Tinha muitas camadas a Marielle. Cada tiro atingiu uma pele
(O Globo, 15/03/2018 – acesse no site de origem)
A execução de uma parlamentar no exercício do mandato é um atentado à democracia. O solitário argumento deveria ser suficiente para o Brasil exigir justiça pelo assassinato brutal da vereadora Marielle Franco e do motorista Anderson Pedro Gomes. Mas Marielle foi mais. Mulher negra. De axé. Mãe. Favelada, nascida na Maré, conjunto de favelas da Zona Norte carioca. Socióloga formada pela PUC-Rio; mestre pela UFF. Quinta vereadora mais votada na capital em 2016, com 46 mil votos. Defensora dos direitos humanos. Combatia o extermínio da juventude negra, a intolerância religiosa, a LGBTfobia. Atuava pelas mulheres.
Tinha muitas camadas a Marielle. Foi vítima, por isso, de múltiplos assassinatos. Cada tiro atingiu uma pele. A pele da mulher negra. A pele da mãe. A pele da favelada. A pele da socióloga. A pele da defensora dos direitos humanos. A pele da representante eleita para a Câmara Municipal de uma cidade tomada pela brutalidade e pelo medo.

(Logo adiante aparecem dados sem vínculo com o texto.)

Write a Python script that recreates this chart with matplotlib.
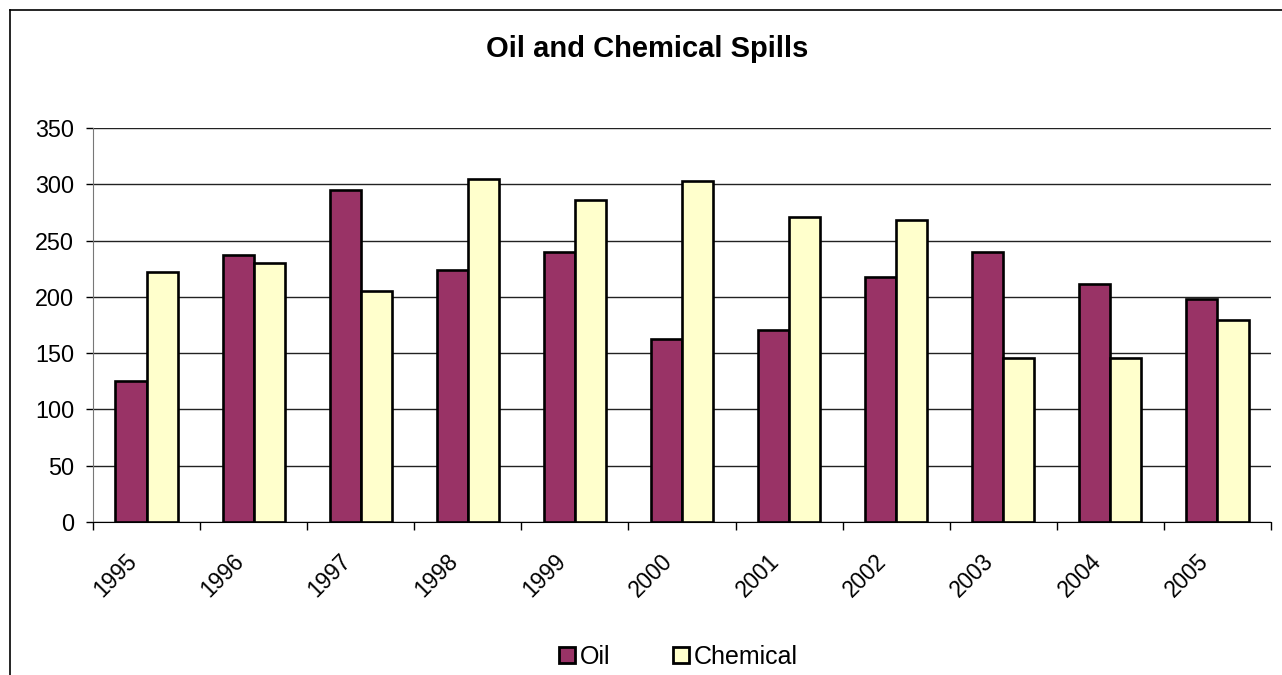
import matplotlib.pyplot as plt
from matplotlib.lines import Line2D
from matplotlib.transforms import ScaledTranslation
import numpy as np

years = ['1995', '1996', '1997', '1998', '1999', '2000',
         '2001', '2002', '2003', '2004', '2005']
oil = [125, 237, 295, 224, 240, 163, 171, 218, 240, 211, 198]
chemical = [222, 230, 205, 305, 286, 303, 271, 268, 146, 146, 179]

plt.rcParams['font.family'] = ['Liberation Sans', 'DejaVu Sans']

W, H = 1282, 675
fig = plt.figure(figsize=(W / 100, H / 100), dpi=100)
ax = fig.add_axes([93 / W, 1 - 522 / H, (1271 - 93) / W, (522 - 128) / H])

x = np.arange(len(years))
bw = 0.29
ax.bar(x - bw / 2, oil, bw, color='#993366', edgecolor='black',
       linewidth=1.9, label='Oil', zorder=3)
ax.bar(x + bw / 2, chemical, bw, color='#FFFFCC', edgecolor='black',
       linewidth=1.9, label='Chemical', zorder=3)

ax.set_xlim(-0.5, len(years) - 0.5)
ax.set_ylim(0, 350)
ax.set_yticks(range(0, 351, 50))
ax.yaxis.grid(True, color='#222222', linewidth=1.0, zorder=0)

# tick marks sit on the category boundaries
ax.set_xticks(np.arange(-0.5, len(years)), labels=[])
ax.tick_params(axis='x', length=6, width=1, direction='out')
ax.tick_params(axis='y', length=5, width=1, labelsize=16.8, pad=8.5)

# slanted year labels under each category centre
shift = ScaledTranslation(-0.13, -0.36, fig.dpi_scale_trans)
for xi, yr in zip(x, years):
    ax.text(xi, 0, yr, rotation=45, ha='right', va='center',
            rotation_mode='anchor', fontsize=16.3,
            transform=ax.get_xaxis_transform() + shift)

for s in ('top', 'right'):
    ax.spines[s].set_visible(False)
ax.spines['left'].set_color('#777777')
ax.spines['bottom'].set_color('black')

fig.text(647 / W, 1 - 57 / H, 'Oil and Chemical Spills', ha='center',
         va='baseline', fontsize=21, fontweight='bold')

leg = fig.legend(loc='center', bbox_to_anchor=(678 / W, 1 - 657 / H), ncol=2,
                 frameon=False, fontsize=18, handlelength=0.64,
                 handleheight=0.64, handletextpad=0.2, columnspacing=2.5)
for p in leg.get_patches():
    p.set_linewidth(2.0)

# outer chart border
fig.add_artist(Line2D([10 / W, 1], [1 - 10 / H, 1 - 10 / H], color='black',
                      linewidth=1.2, transform=fig.transFigure))
fig.add_artist(Line2D([10 / W, 10 / W], [0, 1 - 10 / H], color='black',
                      linewidth=1.2, transform=fig.transFigure))

fig.savefig('out.png', dpi=100)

Marielle teve o corpo abatido. Sofreu morte física, mas também simbólica. Numa só mulher, muitos significados. Tinha raízes na favela e galhos frondosos na direção do asfalto. Com legitimidade, dialogava com a periferia, com a elite, com o mundo político, com as instituições democráticas. Era presente. Estudou. Formou-se em ciências sociais, completou o mestrado em administração pública. Falava a língua da academia, da política, dos salões, das ruas. Era franca e doce, de sorriso largo.
Faz tempo, ando pelas ruas, praças, auditórios, páginas da vida a dizer da importância da representatividade. Maioria na população e no eleitorado, mulheres têm fatia insignificante nos espaços de poder. A política carioca, fluminense, brasileira foi sequestrada por figuras que representam a si próprias, não se importam com os demais.
Marielle foi uma mulher negra que atendeu ao chamado para atuar pelo coletivo. Capacitada, em vez de cuidar da própria vida, da filha, da companheira, quis melhorar uma sociedade tão desigual quanto violenta. Saiu de um encontro com jovens negras, na Lapa, para ser executada no Estácio. Foi alvejada às nove e meia da noite de uma quarta-feira na via pública de um estado que está sob intervenção federal na segurança pública há um mês.
Morreu no asfalto, não na favela. Tantos saberes não a protegeram. Tampouco seus 46 mil votos transformados na utopia de um mandato coletivo, que oferecia ao Rio de Janeiro uma nova forma de fazer política. Seu corpo está morto. Suas ideias hão de sobreviver.